A more fair, but still simplified, assessment would be as follows:
Audited cash of $47.8mm – debt of $9.9mm (ST + LT) = Net cash as of 12/31/13 $37.9mm. Given their stated burn of $8mm a quarter that gives the company just about 5 quarters of life left. In what fever-dream is that well-capitalized? Even that is a very brief, and irrationally optimistic, look at the balance sheet which skips over some glaring red flags which we will examine further.

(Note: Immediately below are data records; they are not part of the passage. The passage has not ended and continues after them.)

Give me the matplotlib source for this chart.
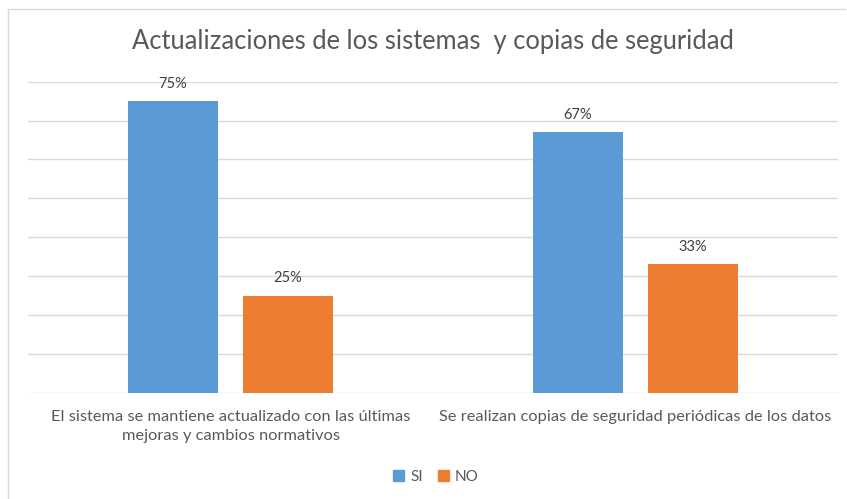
import numpy as np
import matplotlib
matplotlib.use('Agg')
import matplotlib.pyplot as plt
from matplotlib.lines import Line2D
from matplotlib.patches import Patch

plt.rcParams['font.family'] = ['Lato', 'DejaVu Sans']

# data
categories = ['El sistema se mantiene actualizado con las últimas\nmejoras y cambios normativos',
              'Se realizan copias de seguridad periódicas de los datos']
si_vals = [0.75, 0.67]
no_vals = [0.25, 0.33]
series_names = ['SI', 'NO']
title = 'Actualizaciones de los sistemas  y copias de seguridad'

blue = '#5B9BD5'
orange = '#ED7D31'
txt = '#595959'
grid = '#D9D9D9'

W, H = 847, 499
fig = plt.figure(figsize=(W / 100, H / 100), dpi=100)
ax = fig.add_axes([28 / W, 1 - 392.7 / H, 810 / W, (392.7 - 81.7) / H])

x = np.arange(len(categories))
bw = 0.222
off = 0.142
b1 = ax.bar(x - off, si_vals, bw, color=blue, label=series_names[0], zorder=3)
b2 = ax.bar(x + off, no_vals, bw, color=orange, label=series_names[1], zorder=3)

for bars, vals in ((b1, si_vals), (b2, no_vals)):
    for r, v in zip(bars, vals):
        ax.annotate('{:.0f}%'.format(v * 100), (r.get_x() + r.get_width() / 2, v),
                    xytext=(0, 7.5), textcoords='offset points', ha='center', va='bottom',
                    fontsize=10.5, color='#404040')

ax.set_xlim(-0.5, 1.5)
ax.set_ylim(0, 0.8)
ax.set_yticks(np.arange(0, 0.81, 0.1))
ax.yaxis.grid(True, color=grid, linewidth=1)
ax.set_axisbelow(True)
ax.tick_params(axis='y', left=False, labelleft=False)
ax.tick_params(axis='x', bottom=False, pad=9)
ax.set_xticks(x)
ax.set_xticklabels(categories, fontsize=11.8, color=txt, linespacing=1.45)
for s in ax.spines.values():
    s.set_visible(False)

fig.text(433 / W, 1 - 42 / H, title, ha='center', va='center', fontsize=18.4, color=txt)

fig.legend(handles=[Patch(color=blue), Patch(color=orange)], labels=series_names,
           loc='center', bbox_to_anchor=(436 / W, 1 - 477 / H), ncol=2, frameon=False,
           fontsize=11, handlelength=0.7, handleheight=0.7, handletextpad=0.4,
           columnspacing=1.0, labelcolor=txt)

# chart frame (left and top edges visible)
fig.add_artist(Line2D([8 / W, 8 / W], [0, 1 - 9 / H], color='#D9D9D9', lw=1))
fig.add_artist(Line2D([8 / W, 845 / W], [1 - 9 / H, 1 - 9 / H], color='#D9D9D9', lw=1))

fig.savefig('out.png', dpi=100)
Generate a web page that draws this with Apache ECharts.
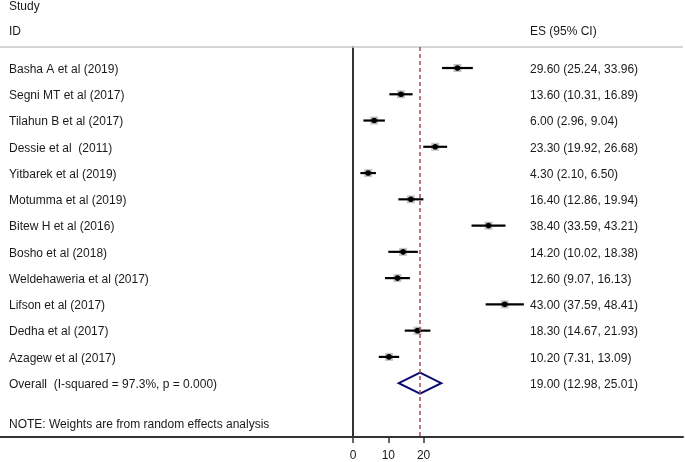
<!DOCTYPE html>
<html><head><meta charset="utf-8">
<script src="https://cdn.jsdelivr.net/npm/echarts@6/dist/echarts.min.js"></script>
<style>html,body{margin:0;padding:0;background:#fff}#c{width:685px;height:462px}</style>
</head><body><div id="c"></div>
<script>
const studies = ['Basha A et al (2019)', 'Segni MT et al (2017)', 'Tilahun B et al (2017)', 'Dessie et al  (2011)',
  'Yitbarek et al (2019)', 'Motumma et al (2019)', 'Bitew H et al (2016)', 'Bosho et al (2018)',
  'Weldehaweria et al (2017)', 'Lifson et al (2017)', 'Dedha et al (2017)', 'Azagew et al (2017)'];
const es = [29.60, 13.60, 6.00, 23.30, 4.30, 16.40, 38.40, 14.20, 12.60, 43.00, 18.30, 10.20];
const lo = [25.24, 10.31, 2.96, 19.92, 2.10, 12.86, 33.59, 10.02, 9.07, 37.59, 14.67, 7.31];
const hi = [33.96, 16.89, 9.04, 26.68, 6.50, 19.94, 43.21, 18.38, 16.13, 48.41, 21.93, 13.09];
const overallLabel = 'Overall  (I-squared = 97.3%, p = 0.000)';
const overallES = 19.00, overallLo = 12.98, overallHi = 25.01;
const tickValues = [0, 10, 20];
const headerStudy = 'Study', headerID = 'ID', headerES = 'ES (95% CI)';
const noteText = 'NOTE: Weights are from random effects analysis';

const FONT = '12px "Liberation Sans", Arial, sans-serif';
const TXT = '#1a1a1a';
const fmt = (a, b, c) => a.toFixed(2) + ' (' + b.toFixed(2) + ', ' + c.toFixed(2) + ')';

const chart = echarts.init(document.getElementById('c'), null, {renderer: 'canvas'});

const rows = studies.map((s, i) => [es[i], lo[i], hi[i], i]);
rows.push([overallES, overallLo, overallHi, studies.length]);

function renderItem(params, api) {
  const i = api.value(3);
  const p = api.coord([api.value(0), i]);
  const l = api.coord([api.value(1), i]);
  const h = api.coord([api.value(2), i]);
  const isOverall = i === studies.length;
  const name = isOverall ? overallLabel : studies[i];
  const children = [];
  if (isOverall) {
    children.push({type: 'polygon', shape: {points: [[l[0], p[1]], [p[0], p[1] - 10.5], [h[0], p[1]], [p[0], p[1] + 10.5]]},
      style: {fill: 'none', stroke: '#0c0c70', lineWidth: 2}});
  } else {
    children.push({type: 'rect', shape: {x: p[0] - 4, y: p[1] - 4, width: 8, height: 8}, style: {fill: '#c4c4c4'}});
    children.push({type: 'line', shape: {x1: l[0], y1: p[1], x2: h[0], y2: p[1]}, style: {stroke: '#000', lineWidth: 2.2}});
    children.push({type: 'circle', shape: {cx: p[0], cy: p[1], r: 2.8}, style: {fill: '#000'}});
  }
  children.push({type: 'text', style: {text: name, x: 9, y: p[1] + 1.5, fill: TXT, font: FONT, align: 'left', verticalAlign: 'middle'}});
  children.push({type: 'text', style: {text: fmt(api.value(0), api.value(1), api.value(2)), x: 530, y: p[1] + 1.5, fill: TXT, font: FONT, align: 'left', verticalAlign: 'middle'}});
  return {type: 'group', children};
}

chart.setOption({
  animation: false,
  backgroundColor: '#fff',
  grid: [
    {left: 0, width: 683, top: 47, height: 390},
    {left: 353, width: 70.6, top: 300, height: 137}
  ],
  xAxis: [
    {gridIndex: 0, type: 'value', min: -100, max: 93.5,
      axisLine: {show: true, onZero: false, lineStyle: {color: '#333', width: 2}},
      axisTick: {show: false}, axisLabel: {show: false}, splitLine: {show: false}},
    {gridIndex: 1, type: 'value', min: 0, max: 20, interval: 10,
      axisLine: {show: false, onZero: false},
      axisTick: {show: true, length: 6, lineStyle: {color: '#333', width: 1.5}},
      axisLabel: {show: true, margin: 13, color: TXT, fontSize: 12, fontFamily: '"Liberation Sans", Arial, sans-serif',
        formatter: v => tickValues.includes(v) ? String(v) : ''},
      splitLine: {show: false}}
  ],
  yAxis: [
    {gridIndex: 0, type: 'value', min: -0.8, max: 14.05, inverse: true,
      axisLine: {show: true, onZero: true, lineStyle: {color: '#333', width: 2}},
      axisTick: {show: false}, axisLabel: {show: false}, splitLine: {show: false}},
    {gridIndex: 1, type: 'value', show: false}
  ],
  graphic: [
    {type: 'line', shape: {x1: 0, y1: 47, x2: 683, y2: 47}, style: {stroke: '#c8c8c8', lineWidth: 1.5}, z: 1},
    {type: 'text', style: {text: headerStudy, x: 9, y: 6.5, fill: TXT, font: FONT, align: 'left', verticalAlign: 'middle'}},
    {type: 'text', style: {text: headerID, x: 9, y: 32, fill: TXT, font: FONT, align: 'left', verticalAlign: 'middle'}},
    {type: 'text', style: {text: headerES, x: 530, y: 32, fill: TXT, font: FONT, align: 'left', verticalAlign: 'middle'}},
    {type: 'text', style: {text: noteText, x: 9, y: 425, fill: TXT, font: FONT, align: 'left', verticalAlign: 'middle'}}
  ],
  series: [
    {type: 'custom', xAxisIndex: 0, yAxisIndex: 0, renderItem, data: rows, clip: false,
      encode: {x: [0, 1, 2], y: 3},
      markLine: {silent: true, symbol: 'none', label: {show: false},
        lineStyle: {color: '#a0504f', type: [4, 3], width: 1.5},
        data: [{xAxis: overallES}]}}
  ]
});
</script></body></html>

One would like to think an analyst at a Wall Street bank would know how to read financial statements, and certainly could spot red flags. Here’s one a first semester accounting student could spot: Galena has Accounts Receivable (AR) of $3.7mm on only $1.3mm in sales, which gives a Days Sales Outstanding (DSO) calculation of a whopping 256 days. Lesson for you Chad, DSOs < 90 are good, > 90 are bad. C’mon, didn’t George teach you this?
Chad also fails to mention this red flag line item from the 10K:
Fair value of warrants potentially settleable in cash: $48,965mm
A warrant liability greater than Galena’s audited cash balance, one which is potentially settleable in cash, and not a mention. Should the worst happen, settling this debt would leave Galena destitute. Still well-capitalized?
Nor does he mention the $5mm deferred tax liability, nor the contingent purchase price consideration liability of $6.8mm.
Chad is awfully silent about the Stockholder’s Equity line which dropped precipitously from $27.7mm at the end of 2012 all the way down to $5.9mm at the end of 2013.
Does anyone still think Galena is “well capitalized”?